At first glance, Longfor’s pamphlet may seem paradoxical, even ridiculous. Can a company really order people to start thinking for themselves? Can an innovation culture be imposed from the top down? Strange as it may appear to some, Longfor’s instruction manual for innovation was instrumental in giving employees permission to think beyond China’s prevailing hierarchical business culture. In cultures without an education system that encourages people to think independently, a top-down approach may be the only one with enough validity to accomplish real change. Putting egalitarian values in writing and making sure senior leaders walk the walk are important measures to demonstrate that your pursuit of these values is not mere rhetoric.

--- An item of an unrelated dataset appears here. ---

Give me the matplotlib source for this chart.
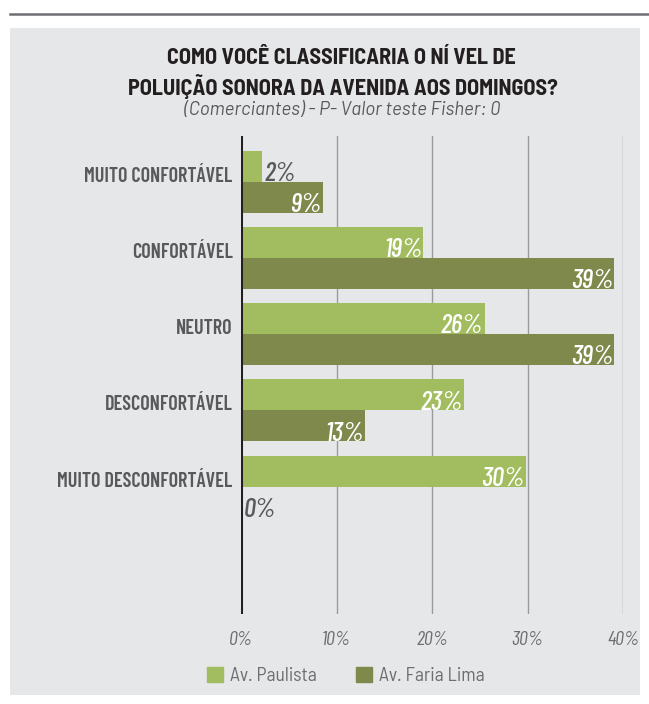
import matplotlib
matplotlib.use("Agg")
import matplotlib.pyplot as plt
from matplotlib.patches import Rectangle
from matplotlib.lines import Line2D
import numpy as np

plt.rcParams["font.family"] = ["Barlow Condensed", "DejaVu Sans"]

# data
categories = ["MUITO CONFORTÁVEL", "CONFORTÁVEL", "NEUTRO",
              "DESCONFORTÁVEL", "MUITO DESCONFORTÁVEL"]
paulista = [2.2, 19.1, 25.5, 23.4, 29.8]
faria_lima = [8.6, 39.1, 39.1, 13.0, 0.0]
paulista_labels = ["2%", "19%", "26%", "23%", "30%"]
faria_labels = ["9%", "39%", "39%", "13%", "0%"]
series_names = ["Av. Paulista", "Av. Faria Lima"]
xticks = [0, 10, 20, 30, 40]
xtick_labels = ["0%", "10%", "20%", "30%", "40%"]

PAULISTA_C = "#a2bd5f"
FARIA_C = "#7f894c"
PANEL_C = "#e6e7e8"
TITLE_C = "#231f20"
LABEL_C = "#58595b"
TICK_C = "#6d6e71"

W, H = 649, 704
fig = plt.figure(figsize=(W / 100, H / 100), dpi=100)
fig.patch.set_facecolor("white")

# background panel and top rule
fig.patches.append(Rectangle((10 / W, 1 - 695 / H), 630 / W, 667 / H,
                             transform=fig.transFigure, facecolor=PANEL_C,
                             edgecolor="none", zorder=-5))
fig.lines.append(Line2D([10 / W, 1], [1 - 13.5 / H, 1 - 13.5 / H],
                        transform=fig.transFigure, color="#6d6e71", lw=1.8,
                        zorder=-5))

ax = fig.add_axes([241 / W, 1 - 614 / H, 382 / W, 478 / H])
ax.set_zorder(2)
ax.set_facecolor("none")
ax.set_xlim(0, 40)
ax.set_ylim(5.67, -0.6)

y = np.arange(len(categories))
h = 0.406
ax.barh(y - h / 2, paulista, height=h, color=PAULISTA_C, zorder=3)
ax.barh(y + h / 2, faria_lima, height=h, color=FARIA_C, zorder=3)

for x in xticks[1:]:
    ax.axvline(x, color="#9a9b9d", lw=1.0, zorder=1)
ax.axvline(0, color=TITLE_C, lw=2.2, zorder=4)

for spine in ax.spines.values():
    spine.set_visible(False)


# value labels: white inside the bar, grey outside when the bar is short
def put_labels(vals, labels, base):
    for i, (v, lab) in enumerate(zip(vals, labels)):
        yy = i + base - 0.01
        if v > 5:
            ax.text(v - 0.15, yy, lab, ha="right", va="baseline",
                    fontsize=19.5, style="italic", fontweight="medium",
                    color="white", zorder=5)
        else:
            ax.text(v + 0.3, yy, lab, ha="left", va="baseline",
                    fontsize=19.5, style="italic", fontweight="medium",
                    color=LABEL_C, zorder=5)


put_labels(paulista, paulista_labels, 0.0)
put_labels(faria_lima, faria_labels, h)

ax.set_yticks(y)
ax.set_yticklabels(categories, fontsize=14.5, fontweight="semibold", color=LABEL_C)
for lab in ax.get_yticklabels():
    lab.set_verticalalignment("baseline")
ax.set_xticks(xticks)
ax.set_xticklabels(xtick_labels, fontsize=14.5, style="italic", color=TICK_C)
ax.tick_params(axis="both", length=0)
ax.tick_params(axis="y", pad=6)
ax.tick_params(axis="x", pad=12)

# titles
fig.text(341 / W, 1 - 64 / H, "COMO VOCÊ CLASSIFICARIA O NÍ VEL DE",
         ha="center", va="baseline", fontsize=16, fontweight="bold",
         family=["Barlow Semi Condensed", "DejaVu Sans"], color=TITLE_C)
fig.text(343 / W, 1 - 95 / H, "POLUIÇÃO SONORA DA AVENIDA AOS DOMINGOS?",
         ha="center", va="baseline", fontsize=16, fontweight="bold",
         family=["Barlow Semi Condensed", "DejaVu Sans"], color=TITLE_C)
fig.text(342 / W, 1 - 115 / H, "(Comerciantes) - P- Valor teste Fisher: 0",
         ha="center", va="baseline", fontsize=13.5, style="italic",
         family=["Barlow", "DejaVu Sans"], color=LABEL_C)

# legend
handles = [Rectangle((0, 0), 1, 1, color=PAULISTA_C),
           Rectangle((0, 0), 1, 1, color=FARIA_C)]
leg = fig.legend(handles, series_names, loc="center", ncol=2,
                 bbox_to_anchor=(346 / W, 1 - 676 / H), frameon=False,
                 prop={"family": ["Barlow Semi Condensed", "DejaVu Sans"], "size": 14},
                 handlelength=0.8, handleheight=0.8,
                 handletextpad=0.4, columnspacing=2.0)
for t in leg.get_texts():
    t.set_color(TICK_C)

fig.savefig("out.png", dpi=100, facecolor=fig.get_facecolor())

Of course, Longfor is not the only successful developer in China. It is greatly outnumbered by peers who have not made an explicit commitment to innovation. So where is the value in bucking the tide? We would point out that in 2012, seven years after Longfor issued its pamphlet, China’s president Xi Jinping put in place “eight rules against extravagance” for Party officials that are reminiscent of the constraints Longfor placed on its managers. Like the pamphlet, Xi’s rules targeted windy rhetoric at official meetings, welcoming parties for touring leaders, and fawning articles about leaders’ personal lives (Longfor banned the publication of an internal newsletter).
Obviously, Xi was not copying Longfor, but Madam Wu possibly was able to gauge the way the wind would blow. And that is one important advantage innovative companies have over their competitors.